The benefits of exercise are endless. We know that. But winter often sees our passion for it, fizzle out. Don’t let it. Firstly, it will be harder to pick it up again; but more importantly, it will make you feel better if you keep exercising through the winter. Reduce it, adapt it, whatever you like – but don’t let it die. Our bodies and brains will need all the support they can get over the next few months. Yes, the weather can be grim, but it actually does wonders for your mood to get all up in the elements. Run in the rain! Cycle in the cyclone! (Ok, maybe don’t cycle in a cyclone). The trick is to keep doing a little of what you’re doing, all the way through autumn, into winter: If you’re a fair-weather-runner, you’re hardly going to go from balmy beach jogs to sprints in the howling wind – that’s why the transition is so important. Wrap up warm for a long walk on a grey day. Kit yourself out with some leg warmers, a sweat wicking hat, and some thin gloves for your run. Stretch before you leave the house, and keep doing it – whatever it is, whatever the weather.
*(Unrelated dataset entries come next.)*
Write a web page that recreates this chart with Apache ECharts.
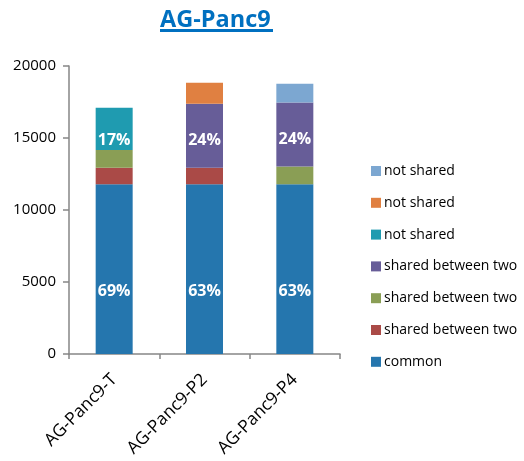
<!DOCTYPE html>
<html>
<head>
<meta charset="utf-8">
<style>
  html, body { margin: 0; padding: 0; background: #fff; }
  #chart { width: 524px; height: 461px; }
</style>
<script src="https://cdn.jsdelivr.net/npm/echarts@6/dist/echarts.min.js"></script>
</head>
<body>
<div id="chart"></div>
<script>
// Samples and the overlap breakdown of their variant counts
const categories = ['AG-Panc9-T', 'AG-Panc9-P2', 'AG-Panc9-P4'];

const common         = [11785, 11785, 11785];
const sharedTP2      = [1150, 1150, 0];
const sharedTP4      = [1240, 0, 1240];
const sharedP2P4     = [0, 4445, 4445];
const notSharedT     = [2920, 0, 0];
const notSharedP2    = [0, 1460, 0];
const notSharedP4    = [0, 0, 1300];

const yTicks = [0, 5000, 10000, 15000, 20000];

// Series in stacking order (bottom to top)
const seriesDefs = [
  { key: 'common', label: 'common', data: common, color: '#2576ae', showPct: true, offset: [0, 22] },
  { key: 'sTP2', label: 'shared between two', data: sharedTP2, color: '#aa4a47', showPct: false },
  { key: 'sTP4', label: 'shared between two', data: sharedTP4, color: '#8a9e55', showPct: false },
  { key: 'sP2P4', label: 'shared between two', data: sharedP2P4, color: '#675d98', showPct: true, offset: [0, 5] },
  { key: 'nT', label: 'not shared', data: notSharedT, color: '#1f9bb0', showPct: true, offset: [0, 12] },
  { key: 'nP2', label: 'not shared', data: notSharedP2, color: '#e08041', showPct: false },
  { key: 'nP4', label: 'not shared', data: notSharedP4, color: '#7ca7d1', showPct: false }
];

const totals = categories.map((_, i) =>
  seriesDefs.reduce((s, d) => s + d.data[i], 0));

const labelOf = {};
seriesDefs.forEach(d => { labelOf[d.key] = d.label; });

const FONT = '"Open Sans", "Noto Sans", sans-serif';

const series = seriesDefs.map(d => ({
  name: d.key,
  type: 'bar',
  stack: 'total',
  barWidth: 37,
  itemStyle: { color: d.color },
  data: d.data.map(v => (v === 0 ? '-' : v)),
  label: {
    show: d.showPct,
    position: 'inside',
    offset: d.offset || [0, 0],
    color: '#fff',
    fontFamily: FONT,
    fontWeight: 'bold',
    fontSize: 16,
    formatter: p => Math.round(p.value / totals[p.dataIndex] * 100) + '%'
  }
}));

const chart = echarts.init(document.getElementById('chart'), null, { renderer: 'canvas' });

chart.setOption({
  animation: false,
  backgroundColor: '#fff',
  title: {
    text: 'AG-Panc9',
    left: 155,
    top: 3,
    textStyle: { color: '#0070c0', fontFamily: FONT, fontWeight: 'bold', fontSize: 23.5 }
  },
  graphic: [{
    type: 'line',
    shape: { x1: 160, y1: 30.5, x2: 273, y2: 30.5 },
    style: { stroke: '#0070c0', lineWidth: 3 }
  }],
  legend: {
    orient: 'vertical',
    left: 371,
    top: 164,
    padding: 0,
    itemWidth: 10,
    itemHeight: 10,
    itemGap: 17.8,
    icon: 'rect',
    data: seriesDefs.map(d => d.key).reverse(),
    formatter: name => labelOf[name],
    textStyle: { color: '#000', fontFamily: FONT, fontSize: 14, lineHeight: 14, padding: [0, 0, 0, -2] }
  },
  grid: { left: 69, right: 184, top: 66, bottom: 107, containLabel: false },
  xAxis: {
    type: 'category',
    data: categories,
    axisLine: { lineStyle: { color: '#868686', width: 1.5 } },
    axisTick: { show: true, length: 5, lineStyle: { color: '#868686', width: 1.5 } },
    axisLabel: { rotate: 45, color: '#000', fontFamily: FONT, fontSize: 17.5, margin: 23, interval: 0 }
  },
  yAxis: {
    type: 'value',
    min: yTicks[0],
    max: yTicks[yTicks.length - 1],
    interval: yTicks[1] - yTicks[0],
    axisLine: { show: true, lineStyle: { color: '#868686', width: 1.5 } },
    axisTick: { show: true, length: 6, lineStyle: { color: '#868686', width: 1.5 } },
    splitLine: { show: false },
    axisLabel: { color: '#000', fontFamily: FONT, fontSize: 15, margin: 13, formatter: v => String(v) }
  },
  series: series
});
</script>
</body>
</html>
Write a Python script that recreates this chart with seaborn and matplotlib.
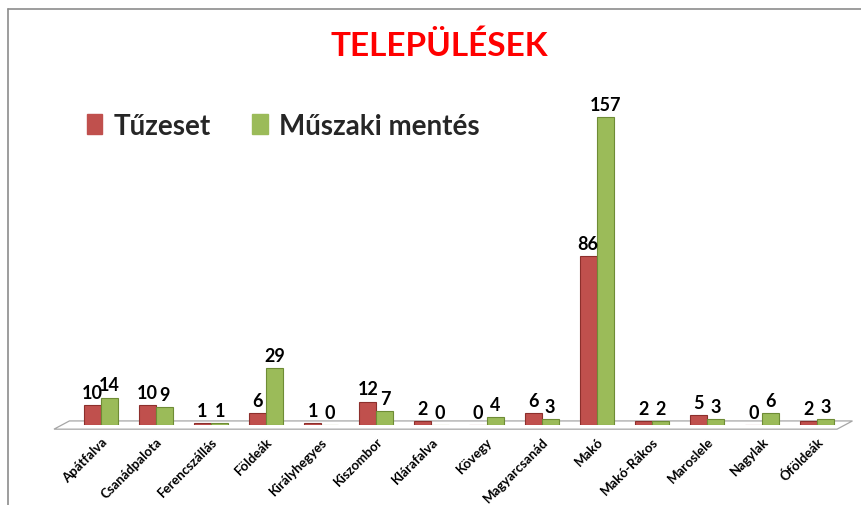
import matplotlib
matplotlib.use("Agg")
import matplotlib.pyplot as plt
import seaborn as sns
import pandas as pd
from matplotlib.lines import Line2D
from matplotlib.patches import Polygon, Patch
from matplotlib.transforms import offset_copy

categories = ["Apátfalva", "Csanádpalota", "Ferencszállás", "Földeák", "Királyhegyes",
              "Kiszombor", "Klárafalva", "Kövegy", "Magyarcsanád", "Makó",
              "Makó-Rákos", "Maroslele", "Nagylak", "Óföldeák"]
tuzeset = [10, 10, 1, 6, 1, 12, 2, 0, 6, 86, 2, 5, 0, 2]
muszaki = [14, 9, 1, 29, 0, 7, 0, 4, 3, 157, 2, 3, 6, 3]
series = ["Tűzeset", "Műszaki mentés"]
colors = ["#C0504D", "#9BBB59"]
edge_colors = ["#8C2F2C", "#6E8C35"]

df = pd.DataFrame({
    "Település": categories * 2,
    "Érték": tuzeset + muszaki,
    "Sorozat": [series[0]] * len(categories) + [series[1]] * len(categories),
})

sns.set_theme(style="white")
plt.rcParams["font.family"] = ["Lato", "DejaVu Sans"]

fig = plt.figure(figsize=(8.62, 5.06), dpi=100)
ax = fig.add_axes([0.085, 0.158, 0.895, 0.678])

sns.barplot(data=df, x="Település", y="Érték", hue="Sorozat", order=categories,
            hue_order=series, palette=colors, width=0.62, gap=0.0,
            ax=ax, legend=False, saturation=1)

for i, (cont, ec) in enumerate(zip(ax.containers, edge_colors)):
    for bar in cont:
        bar.set_edgecolor(ec)
        bar.set_linewidth(0.8)
    texts = ax.bar_label(cont, fmt="%d", padding=3, fontsize=13, fontweight="bold",
                         color="black")
    dx = -1.5 if i == 0 else 1.5
    for t in texts:
        t.set_transform(offset_copy(t.get_transform(), fig=fig, x=dx, y=0, units="points"))

ax.set_ylim(0, 175)
ax.set_xlim(-0.5, len(categories) - 0.5)
ax.set_xlabel("")
ax.set_ylabel("")
ax.set_yticks([])
for s in ax.spines.values():
    s.set_visible(False)
ax.tick_params(axis="x", length=0, pad=7)
ax.set_xticks(range(len(categories)))
ax.set_xticklabels(categories, rotation=45, ha="right", rotation_mode="anchor",
                   fontsize=9.5, fontweight="bold", color="black")

# perspective floor
floor = Polygon([(-0.025, -0.012), (0.99, -0.012), (1.01, 0.012), (-0.005, 0.012)],
                closed=True, transform=ax.transAxes, facecolor="white",
                edgecolor="#A6A6A6", linewidth=0.9, zorder=0.5, clip_on=False)
ax.add_patch(floor)

# title
fig.text(0.51, 0.91, "TELEPÜLÉSEK", color="#FF0000", fontsize=24,
         fontweight="bold", ha="center", va="center")

# legend
handles = [Patch(facecolor=c, edgecolor=c) for c in colors]
fig.legend(handles, series, loc="center left", bbox_to_anchor=(0.072, 0.75),
           ncol=2, frameon=False, handlelength=0.55, handleheight=0.75,
           handletextpad=0.4, columnspacing=1.5,
           prop={"size": 20, "weight": "bold", "family": ["Lato", "DejaVu Sans"]})

# outer chart border (top and left visible)
fig.add_artist(Line2D([8 / 862, 1.0], [1 - 10 / 506, 1 - 10 / 506],
                      transform=fig.transFigure, color="#8C8C8C", linewidth=1.2))
fig.add_artist(Line2D([8 / 862, 8 / 862], [0, 1 - 10 / 506],
                      transform=fig.transFigure, color="#8C8C8C", linewidth=1.2))

fig.savefig("out.png", dpi=100)
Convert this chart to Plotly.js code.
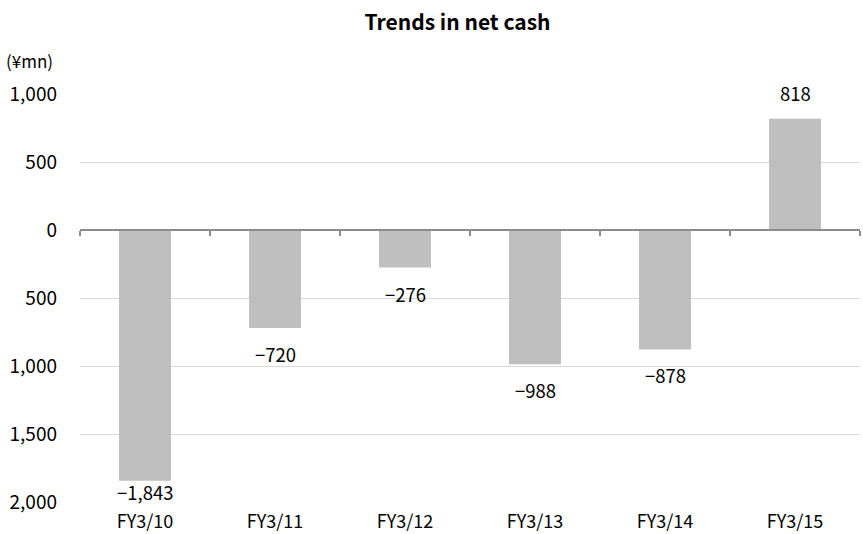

Even if you only manage a shuffle round the block – it’s something. And it’s good. You could even try Colomba’s calming offering of Qigong to warm you up, or wind you down for the short days and long nights to come. We have a habit of putting off a new regime until the spring, but you will build a more resilient, long-lasting relationship with exercise if you start now – in the cold.
5. LIE DOWN
You’re welcome. No but seriously, it’s important to rest. And rest feels wonderful when we have moved our bodies. Anyone who has woken up from shavasana, dribbling, at the end of a yoga class can attest to that. Take the time to just lie down, and take it all in.
PS: I’m sorry if you have that Taylor Swift song going round and round in your head now. I do too.